Alcohol, tobacco, hard drugs – women are strongly advised to stay away from these things while pregnant, as we have extensive evidence they interfere with fetal development and cause lifelong health problems for newborns.
We know, for example, that babies born to mothers who smoke cigarettes tend to suffer from birth defects, low birth weight, and occasionally sudden infant death syndrome (SIDS). Fetal alcohol syndrome results form drinking while pregnant. And hard drugs such as cocaine can lead to miscarriage, infant addiction, and death.
But what do we know about marijuana? Is it equally dangerous to use it while carrying a fetus, or is the risk overblown? And what happens if you use while pregnant and then get caught?
It’s hardly an academic issue. Last month an Ohio couple briefly lost custody of their newborn daughter when a hospital test showed positive results for non-psychoactive THC metabolites in the baby’s blood. The results proved only that the mother consumed cannabis while pregnant, not that the baby received intoxicating THC (it did not). Yet Hollie Sanford and her husband were forced to sue to get their child back.

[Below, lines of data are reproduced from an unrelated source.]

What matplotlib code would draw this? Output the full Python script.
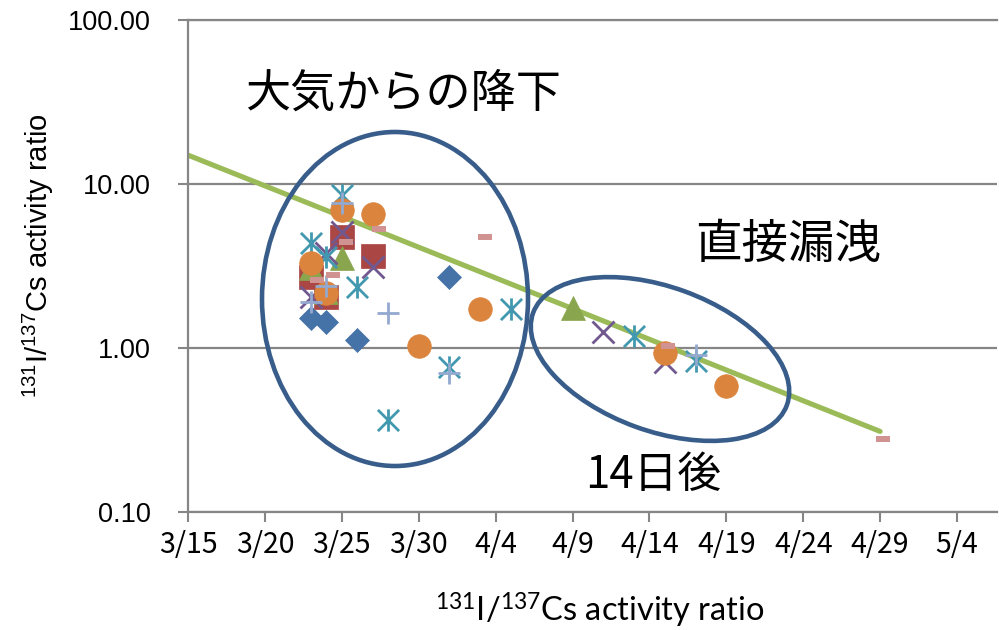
import matplotlib
matplotlib.use("Agg")
import matplotlib.pyplot as plt
from matplotlib.path import Path
from matplotlib.patches import Ellipse

# Sampling dates as days after 3/15; values are 131I/137Cs activity ratios
diamond_days = [8, 9, 11, 17]
diamond_vals = [1.52, 1.44, 1.12, 2.71]
square_days = [8, 9, 10, 12]
square_vals = [2.71, 2.05, 4.75, 3.64]
triangle_days = [8, 9, 10, 25]
triangle_vals = [3.07, 2.19, 3.54, 1.75]
cross_days = [8, 9, 10, 12, 27, 31]
cross_vals = [2.05, 3.8, 5.1, 3.12, 1.25, 0.82]
star_days = [8, 9, 10, 11, 13, 17, 21, 29, 33]
star_vals = [4.37, 3.59, 8.57, 2.35, 0.364, 0.766, 1.73, 1.18, 0.83]
circle_days = [8, 9, 10, 12, 15, 19, 31, 35]
circle_vals = [3.30, 2.16, 6.94, 6.56, 1.03, 1.73, 0.93, 0.59]
plus_days = [8, 9, 10, 13, 17, 33]
plus_vals = [1.91, 2.4, 7.66, 1.63, 0.70, 0.91]
dash_days = [8.4, 9.4, 10.3, 12.4, 19.3, 31.2, 45.2]
dash_vals = [2.60, 2.79, 4.43, 5.32, 4.75, 1.03, 0.279]

# Exponential trend (straight on the log axis)
trend_days = [0, 45]
trend_vals = [15.0, 0.31]

x_tick_days = [0, 5, 10, 15, 20, 25, 30, 35, 40, 45, 50]
x_tick_labels = ["3/15", "3/20", "3/25", "3/30", "4/4", "4/9",
                 "4/14", "4/19", "4/24", "4/29", "5/4"]
y_tick_vals = [0.1, 1, 10, 100]
y_tick_labels = ["0.10", "1.00", "10.00", "100.00"]

GRAY = "#868686"
JP = ["Noto Sans CJK JP", "DejaVu Sans"]
ARIAL = ["Liberation Sans", "DejaVu Sans"]

fig = plt.figure(figsize=(9.99, 6.30), dpi=100)
ax = fig.add_axes([188 / 999, 118 / 630, 809 / 999, 492 / 630])
ax.set_yscale("log")
ax.set_xlim(0, 52.6)
ax.set_ylim(0.1, 100)

# Excel-style star: an X with a vertical bar
star_path = Path([(-1, -1), (1, 1), (-1, 1), (1, -1), (0, -1.05), (0, 1.05)],
                 [Path.MOVETO, Path.LINETO] * 3)
dash_path = Path([(-1, -0.45), (1, -0.45), (1, 0.45), (-1, 0.45), (-1, -0.45)],
                 [Path.MOVETO, Path.LINETO, Path.LINETO, Path.LINETO, Path.CLOSEPOLY])

ax.plot(trend_days, trend_vals, color="#9BBB59", lw=3.7,
        solid_capstyle="round", zorder=2)

ax.plot(diamond_days, diamond_vals, ls="none", marker="D", ms=12.5,
        mfc="#4572A7", mec="#4572A7", mew=0.5, zorder=3)
ax.plot(square_days, square_vals, ls="none", marker="s", ms=17,
        mfc="#AA4643", mec="#AA4643", mew=0.5, zorder=3)
ax.plot(triangle_days, triangle_vals, ls="none", marker="^", ms=17,
        mfc="#89A54E", mec="#89A54E", mew=0.5, zorder=3)
ax.plot(cross_days, cross_vals, ls="none", marker="x", ms=15.5,
        mec="#71588F", mew=2.0, zorder=3)
ax.plot(star_days, star_vals, ls="none", marker=star_path, ms=16,
        mfc="none", mec="#4198AF", mew=2.0, zorder=3)
ax.plot(circle_days, circle_vals, ls="none", marker="o", ms=17,
        mfc="#DB843D", mec="#DB843D", mew=0.5, zorder=3)
ax.plot(plus_days, plus_vals, ls="none", marker="+", ms=16,
        mec="#93A9CF", mew=2.0, zorder=3)
ax.plot(dash_days, dash_vals, ls="none", marker=dash_path, ms=9.5,
        mfc="#D19392", mec="none", mew=0, zorder=3)

# Axes styling
ax.set_xticks(x_tick_days)
ax.set_xticklabels(x_tick_labels, family=JP, fontsize=20.5)
ax.set_yticks(y_tick_vals)
ax.set_yticklabels(y_tick_labels, family=ARIAL, fontsize=19.5)
ax.yaxis.set_minor_locator(matplotlib.ticker.NullLocator())
ax.tick_params(axis="both", direction="out", length=7, width=1.5, color=GRAY)
ax.tick_params(axis="y", pad=20)
ax.tick_params(axis="x", pad=6)
ax.grid(axis="y", color=GRAY, lw=1.6)
ax.set_axisbelow(True)
for side in ("left", "bottom", "top"):
    ax.spines[side].set_color(GRAY)
    ax.spines[side].set_linewidth(1.6)
ax.spines["right"].set_visible(False)

fig.text(38 / 999, 1 - 256 / 630,
         r"$\mathregular{^{131}I/^{137}Cs}$ activity ratio",
         rotation=90, ha="center", va="center", family=ARIAL, fontsize=21)
fig.text(600 / 999, 1 - 622 / 630,
         r"$\mathregular{^{131}I/^{137}Cs}$ activity ratio",
         ha="center", va="baseline", family=["Lato", "DejaVu Sans"], fontsize=23.5)

# Grouping outlines
ell_color = "#385D8A"
fig.patches.append(Ellipse((3.95, 3.31), 2.66, 3.34, angle=0,
                           transform=fig.dpi_scale_trans, fill=False,
                           ec=ell_color, lw=3.3, zorder=5))
fig.patches.append(Ellipse((6.60, 2.71), 2.70, 1.44, angle=-20,
                           transform=fig.dpi_scale_trans, fill=False,
                           ec=ell_color, lw=3.3, zorder=5))

ax.text((245 - 188) / 809, (512 - 95) / 492, "大気からの降下",
        transform=ax.transAxes, ha="left", va="center", family=JP, fontsize=32.5)
ax.text((695 - 188) / 809, (512 - 245) / 492, "直接漏洩",
        transform=ax.transAxes, ha="left", va="center", family=JP, fontsize=33.5)
ax.text((585 - 188) / 809, (512 - 475) / 492, "14日後",
        transform=ax.transAxes, ha="left", va="center", family=JP, fontsize=31.5)

fig.savefig("out.png", dpi=100)
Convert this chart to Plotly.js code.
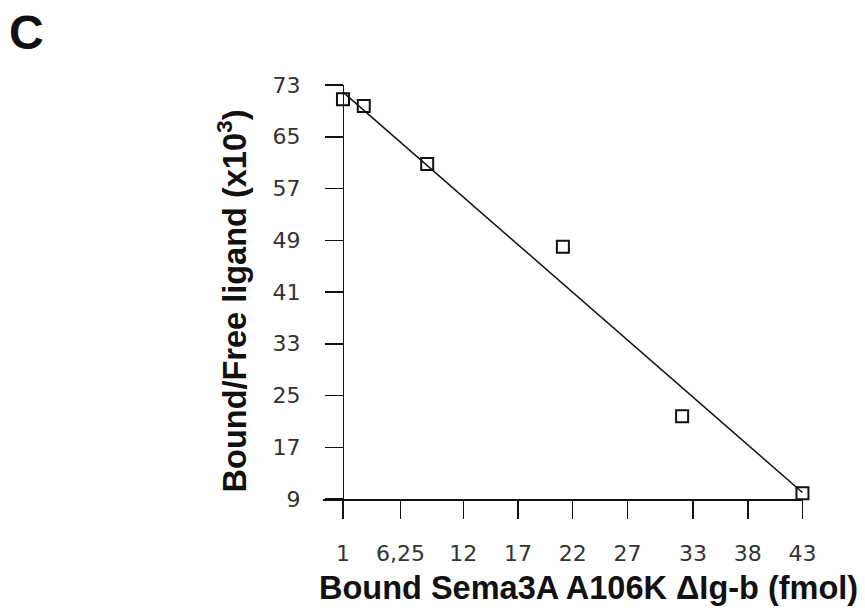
<!DOCTYPE html>
<html>
<head>
<meta charset="utf-8">
<script src="https://cdn.plot.ly/plotly-3.0.1.min.js"></script>
<style>html,body{margin:0;padding:0;background:#fff;}#chart{width:865px;height:611px;}</style>
</head>
<body>
<div id="chart"></div>
<script>
// Scatchard plot data
var boundX = [1, 2.9, 8.7, 21.1, 32.0, 43];
var ratioY = [70.8, 69.75, 60.8, 48.0, 21.8, 9.9];
// regression line end points
var fitX = [1, 43];
var fitY = [71.9, 10.0];
// tick labels
var xTickVals = [1, 6.25, 12, 17, 22, 27, 33, 38, 43];
var xTickText = ['1', '6,25', '12', '17', '22', '27', '33', '38', '43'];
var yTickVals = [9, 17, 25, 33, 41, 49, 57, 65, 73];

var traces = [
  {x: fitX, y: fitY, mode: 'lines', type: 'scatter', cliponaxis: false,
   line: {color: '#111', width: 1.5}, hoverinfo: 'skip', showlegend: false},
  {x: boundX, y: ratioY, mode: 'markers', type: 'scatter', cliponaxis: false,
   marker: {symbol: 'square-open', size: 12, color: '#111', line: {width: 2, color: '#111'}},
   showlegend: false}
];

var tickFont = {family: 'DejaVu Sans, sans-serif', size: 22, color: '#333'};
var layout = {
  width: 865, height: 611,
  margin: {l: 323, r: 61.5, t: 85, b: 112},
  paper_bgcolor: '#fff', plot_bgcolor: '#fff',
  showlegend: false,
  xaxis: {
    range: [-0.826, 43.05], showgrid: false, zeroline: false,
    showline: true, linecolor: '#111', linewidth: 1.5,
    ticks: 'outside', ticklen: 18, tickwidth: 1.5, tickcolor: '#111',
    tickmode: 'array', tickvals: xTickVals, ticktext: xTickText,
    tickfont: tickFont, ticklabelstandoff: 16
  },
  yaxis: {
    range: [9, 73], showgrid: false, zeroline: false,
    anchor: 'free', position: 0.0416,
    showline: true, linecolor: '#111', linewidth: 1.5,
    ticks: 'outside', ticklen: 18, tickwidth: 1.5, tickcolor: '#111',
    tickmode: 'array', tickvals: yTickVals,
    tickfont: tickFont, ticklabelstandoff: 20
  },
  annotations: [
    {text: 'Bound Sema3A A106K \u0394Ig-b (fmol)', xref: 'paper', yref: 'paper',
     x: 0.553, y: -0.215, xanchor: 'center', yanchor: 'middle', showarrow: false,
     font: {family: 'Liberation Sans, Arial, sans-serif', size: 32.5, color: '#111', weight: 'bold'}},
    {text: 'Bound/Free ligand (x10<sup>3</sup>)', xref: 'paper', yref: 'paper',
     x: -0.189, y: 0.478, xanchor: 'center', yanchor: 'middle', textangle: -90, showarrow: false,
     font: {family: 'Liberation Sans, Arial, sans-serif', size: 32.5, color: '#111', weight: 'bold'}},
    {text: 'C', xref: 'paper', yref: 'paper',
     x: -0.618, y: 1.128, xanchor: 'center', yanchor: 'middle', showarrow: false,
     font: {family: 'Liberation Sans, Arial, sans-serif', size: 48, color: '#111', weight: 'bold'}}
  ]
};

Plotly.newPlot('chart', traces, layout, {staticPlot: true, displayModeBar: false});
</script>
</body>
</html>
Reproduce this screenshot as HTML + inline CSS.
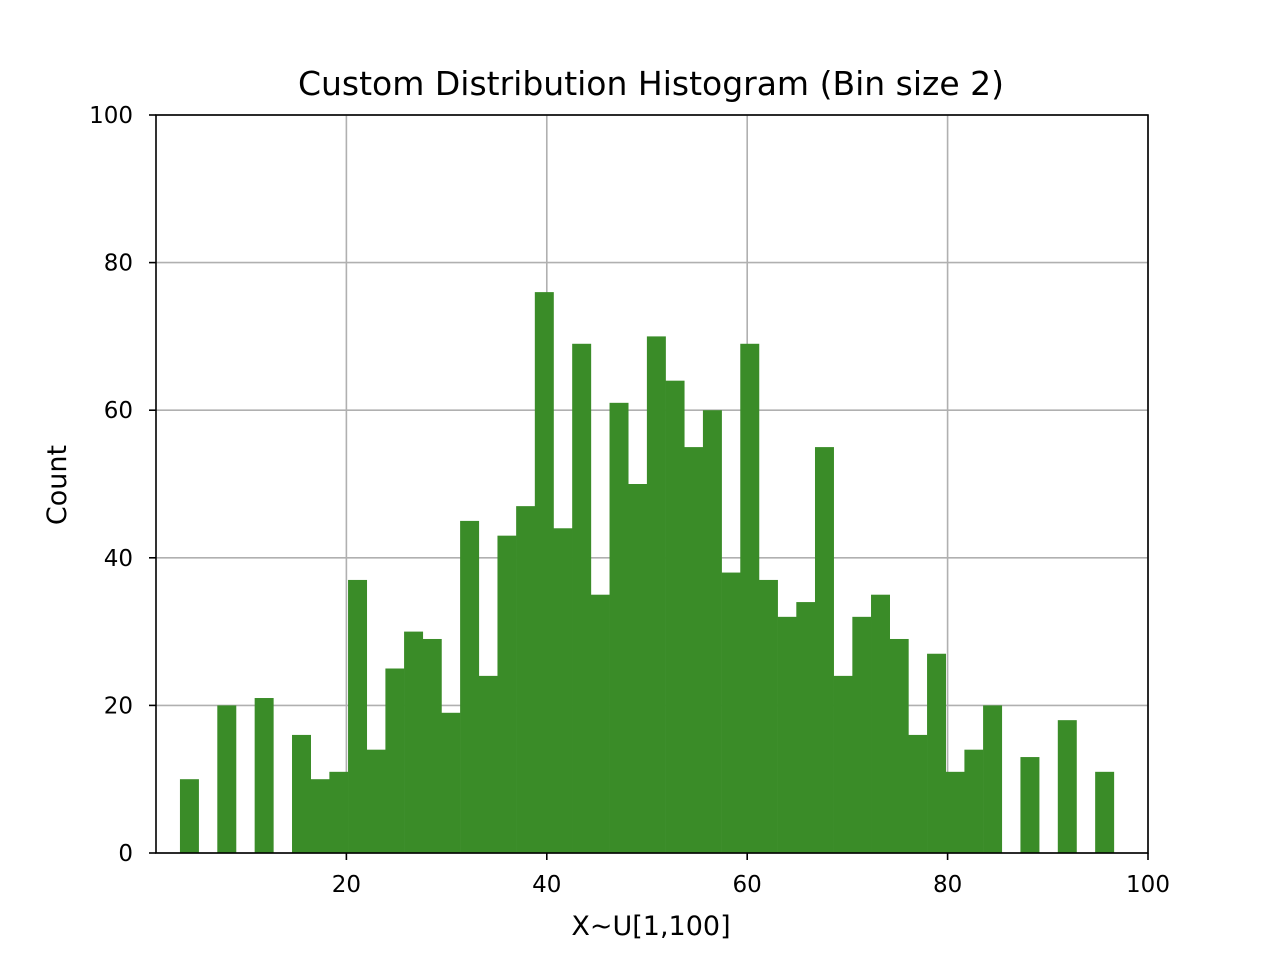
<!DOCTYPE html>
<html><head><meta charset="utf-8"><style>
html,body{margin:0;padding:0;background:#fff;}
svg{display:block;font-family:"DejaVu Sans","Liberation Sans",sans-serif;}
</style></head><body>
<svg id="chart" width="1274" height="960" viewBox="0 0 1274 960" xmlns="http://www.w3.org/2000/svg">
<rect width="1274" height="960" fill="#fff"/>
<g id="grid"></g><g id="bars"></g><g id="axes"></g>
</svg>
<script>
const binStart = 3.39;
const binWidth = 1.864;
const counts = [10,0,20,0,21,0,16,10,11,37,14,25,30,29,19,45,24,43,47,76,44,69,35,61,50,70,64,55,60,38,69,37,32,34,55,24,32,35,29,16,27,11,14,20,0,13,0,18,0,11];
const xTicks = [20,40,60,80,100];
const yTicks = [0,20,40,60,80,100];
const xMin = 1, xMax = 100, yMin = 0, yMax = 100;
const L=156,R=1148,T=115,B=853;
const sx = v => L + (v-xMin)/(xMax-xMin)*(R-L);
const sy = v => B - (v-yMin)/(yMax-yMin)*(B-T);
const NS="http://www.w3.org/2000/svg";
function mk(tag, attrs, parent){const e=document.createElementNS(NS,tag);for(const k in attrs)e.setAttribute(k,attrs[k]);parent.appendChild(e);return e;}
const grid=document.getElementById('grid'),bars=document.getElementById('bars'),axes=document.getElementById('axes');
xTicks.forEach(t=>{const l=mk('line',{x1:sx(t),x2:sx(t),y1:T,y2:B,stroke:'#b0b0b0','stroke-width':1.6},grid);

});
yTicks.forEach(t=>{const l=mk('line',{x1:L,x2:R,y1:sy(t),y2:sy(t),stroke:'#b0b0b0','stroke-width':1.6},grid);

});
counts.forEach((c,i)=>{if(c<=0)return;const x0=sx(binStart+i*binWidth),x1=sx(binStart+(i+1)*binWidth);
const r=mk('rect',{x:x0,y:sy(c),width:x1-x0+0.3,height:sy(0)-sy(c),fill:'#3a8c28'},bars);

});
const frame=mk('rect',{x:L,y:T,width:R-L,height:B-T,fill:'none',stroke:'#000','stroke-width':1.6},axes);


xTicks.forEach(t=>{mk('line',{x1:sx(t),x2:sx(t),y1:B,y2:B+7,stroke:'#000','stroke-width':1.6},axes);
const tx=mk('text',{x:sx(t),y:B+39,'text-anchor':'middle','font-size':23,fill:'#000'},axes);tx.textContent=t;

});
yTicks.forEach(t=>{mk('line',{x1:L-7,x2:L,y1:sy(t),y2:sy(t),stroke:'#000','stroke-width':1.6},axes);
const tx=mk('text',{x:L-23,y:sy(t)+8,'text-anchor':'end','font-size':23,fill:'#000'},axes);tx.textContent=t;

});
const title=mk('text',{x:651,y:95,'text-anchor':'middle','font-size':33,fill:'#000'},axes);title.textContent='Custom Distribution Histogram (Bin size 2)';


const xl=mk('text',{x:651,y:935,'text-anchor':'middle','font-size':27,fill:'#000'},axes);xl.textContent='X~U[1,100]';


const yl=mk('text',{x:66,y:485,'text-anchor':'middle','font-size':27,fill:'#000',transform:'rotate(-90 66 485)'},axes);yl.textContent='Count';


</script>
</body></html>
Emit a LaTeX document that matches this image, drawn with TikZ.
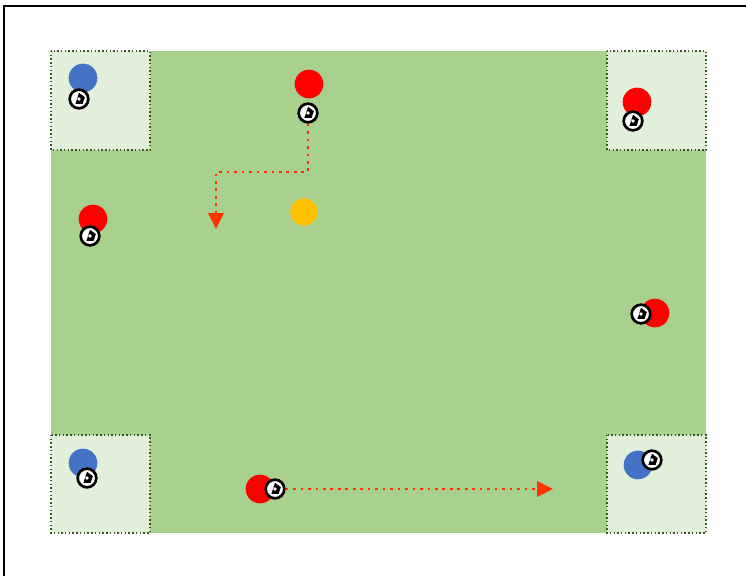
\documentclass[tikz,border=0pt]{standalone}
\usetikzlibrary{arrows.meta}
\definecolor{pitch}{HTML}{A9D18E}
\definecolor{zone}{HTML}{E2EFDA}
\definecolor{zoneline}{HTML}{385723}
\definecolor{teamblue}{HTML}{4472C4}
\definecolor{teamred}{HTML}{FF0000}
\definecolor{cone}{HTML}{FFC000}
\definecolor{runline}{HTML}{FF3300}
\tikzset{
 player/.style={circle,fill=#1,minimum size=21.5pt,inner sep=0pt},
 ball/.style={circle,draw=black,fill=white,line width=2pt,minimum size=14pt,inner sep=0pt,
  path picture={\fill[black] (path picture bounding box.center) ++(90:4.6pt) -- ++(-36:5.4pt) -- ++(-108:5.4pt) -- ++(180:5.4pt) -- cycle;
   \fill[white] (path picture bounding box.center) circle (1.4pt);}},
 conemark/.style={circle,fill=cone,minimum size=20.5pt,inner sep=0pt},
 zonebox/.style={fill=zone,draw=zoneline,line width=1.1pt,dash pattern=on 1.1pt off 1.7pt},
 run/.style={runline,line width=2pt,dash pattern=on 2pt off 3.6pt,-{Triangle[length=12pt,width=11.5pt]}}
}
\begin{document}
\begin{tikzpicture}[x=0.75pt,y=-0.75pt]
 \useasboundingbox (0,0) rectangle (746,576);
 \draw[line width=1.9pt] (4,576) -- (4,6) -- (746,6);
 % pitch and corner zones
 \fill[pitch] (51,51) rectangle (706,533);
 \draw[zonebox] (51,51) rectangle (150,150);
 \draw[zonebox] (607,51) rectangle (706,150);
 \draw[zonebox] (51,435) rectangle (150,533);
 \draw[zonebox] (607,435) rectangle (706,533);
 % players
 \node[player=teamblue] (p1) at (83,78) {};
 \node[ball] (b1) at (79,99) {};
 \node[player=teamred] (p2) at (309,84) {};
 \node[ball] (b2) at (308,113) {};
 \node[player=teamred] (p3) at (637,102) {};
 \node[ball] (b3) at (633,121) {};
 \node[player=teamred] (p4) at (93,219) {};
 \node[ball] (b4) at (90,236) {};
 \node[player=teamred] (p5) at (655,313) {};
 \node[ball] (b5) at (641,314) {};
 \node[player=teamblue] (p6) at (83,463) {};
 \node[ball] (b6) at (87,478) {};
 \node[player=teamred] (p7) at (260,489) {};
 \node[ball] (b7) at (275,489) {};
 \node[player=teamblue] (p8) at (638,465) {};
 \node[ball] (b8) at (652,460) {};
 \node[conemark] (c1) at (304,212) {};
 % runs
 \coordinate (t1) at (216,172);
 \coordinate (e1) at (216,229);
 \coordinate (e2) at (553,489);
 \draw[run] (b2.south) |- (t1) -- (e1);
 \draw[run] (b7.east) -- (e2);
\end{tikzpicture}
\end{document}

Lack of scientific evidence that marijuana use causes health issues in newborns
Sanford is not a fool. She researched the dangers of cannabis use while pregnant and came to the same conclusion most other people reach after reading the science: There really isn’t much risk of anything. No scientific study has ever credibly shown that maternal marijuana consumption causes any kind of health issues in newborns.
Sanford used cannabis tea to treat morning sickness and to relieve the pain from chronic sciatica. She said she learned the tea is much safer than the prescription pain pills her doctors wanted her to take for her back. And she was right.
But often that’s not enough. The nation’s largest group of licensed physicians moved in November to push for a prominent warning label on marijuana products in states where the drug is legal: “Marijuana use during pregnancy and breastfeeding poses potential harms.
By contrast, the various warning labels found on cigarette packages are much more explicit. For example: “Smoking by pregnant women may result in fetal injury, premature birth, and low birth weight.” No such specific consequences are listed for the proposed marijuana label.
That’s because there’s almost no data supporting the contention that cannabis negatively impacts pregnancy. The proposed label is based less on science than on a moralistic tone of professional caution: We don’t really know what cannabis does to fetuses, but it can’t be good.
Actually, we know more than that. Specific scientific studies have established the link between tobacco and birth defects, booze and fetal alcohol syndrome, and cocaine and so-called “crack babies.” There is no such science showing cannabis harms fetuses.
Marijuana may help during pregnancy
Recent studies have established that people who use marijuana regularly are less likely to take opiate painkillers – and less likely to become addicted even if they do. The cannabis use apparently lightens the load carried by the opiates and reduces addiction.
Of course, heroin kills. Marijuana does not. That goes for fetuses, babies, mothers, everyone capable of putting opium derivatives or cannabis in their veins. That means even a full-fledged pot addiction would be better for an expecting mother than a Percocet habit.
So why all the fuss over a little weed in the womb? Most likely, doctors, lawmakers, regulators, and other medical gatekeepers are simply trying to mitigate the damage they assume legalization will do. It’s coming, in other words, and they know they can’t stop it, so they’re trying to slow it where they can.
This would be fine if there really was a serious health risk involved. But again, the science doesn’t back that claim. You’ll probably have to look hard to find a healthcare professional who’s willing to recommend marijuana as a great way to deal with the pains of pregnancy, but that doesn’t mean they have good reason to tell you to avoid it, either.